━━━━━ Data block

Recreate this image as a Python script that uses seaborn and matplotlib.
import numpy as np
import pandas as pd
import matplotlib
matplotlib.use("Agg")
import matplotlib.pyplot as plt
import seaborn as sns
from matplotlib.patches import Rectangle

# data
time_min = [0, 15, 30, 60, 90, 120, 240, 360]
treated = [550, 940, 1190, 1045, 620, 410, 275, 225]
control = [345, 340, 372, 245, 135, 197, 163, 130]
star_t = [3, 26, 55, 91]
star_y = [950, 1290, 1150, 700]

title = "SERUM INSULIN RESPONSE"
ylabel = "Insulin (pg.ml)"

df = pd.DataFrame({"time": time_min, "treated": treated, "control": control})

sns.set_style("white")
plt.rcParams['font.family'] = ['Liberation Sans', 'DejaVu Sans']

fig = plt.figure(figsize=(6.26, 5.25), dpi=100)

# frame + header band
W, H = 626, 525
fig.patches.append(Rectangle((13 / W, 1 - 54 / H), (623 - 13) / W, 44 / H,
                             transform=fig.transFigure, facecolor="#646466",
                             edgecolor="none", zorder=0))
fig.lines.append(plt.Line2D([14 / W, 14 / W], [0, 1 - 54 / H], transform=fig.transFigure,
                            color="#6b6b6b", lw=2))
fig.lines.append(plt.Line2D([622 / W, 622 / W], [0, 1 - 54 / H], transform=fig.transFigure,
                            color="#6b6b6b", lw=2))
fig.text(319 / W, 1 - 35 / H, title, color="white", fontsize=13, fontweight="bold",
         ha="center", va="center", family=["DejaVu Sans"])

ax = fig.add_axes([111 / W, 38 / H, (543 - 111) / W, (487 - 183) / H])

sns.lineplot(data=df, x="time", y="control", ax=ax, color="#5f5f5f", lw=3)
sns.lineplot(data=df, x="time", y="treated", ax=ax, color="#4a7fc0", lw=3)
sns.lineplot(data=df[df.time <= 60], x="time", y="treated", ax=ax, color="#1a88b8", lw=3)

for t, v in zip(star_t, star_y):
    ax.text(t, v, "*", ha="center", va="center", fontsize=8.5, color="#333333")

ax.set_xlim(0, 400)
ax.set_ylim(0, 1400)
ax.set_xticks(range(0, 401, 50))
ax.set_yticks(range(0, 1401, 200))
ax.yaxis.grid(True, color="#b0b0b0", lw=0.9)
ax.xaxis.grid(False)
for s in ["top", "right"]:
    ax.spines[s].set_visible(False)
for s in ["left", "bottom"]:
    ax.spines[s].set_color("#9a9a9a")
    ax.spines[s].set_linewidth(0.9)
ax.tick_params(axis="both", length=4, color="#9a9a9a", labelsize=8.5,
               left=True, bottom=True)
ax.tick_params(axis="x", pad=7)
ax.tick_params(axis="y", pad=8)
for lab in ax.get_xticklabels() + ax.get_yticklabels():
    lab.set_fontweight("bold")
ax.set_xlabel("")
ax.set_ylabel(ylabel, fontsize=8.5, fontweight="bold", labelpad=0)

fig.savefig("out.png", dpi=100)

━━━━━━━━━━

[Task objective]
How many lines of the listing above include the word "matplotlib"? Reply with the number alone.

[Solution to this exercise]
5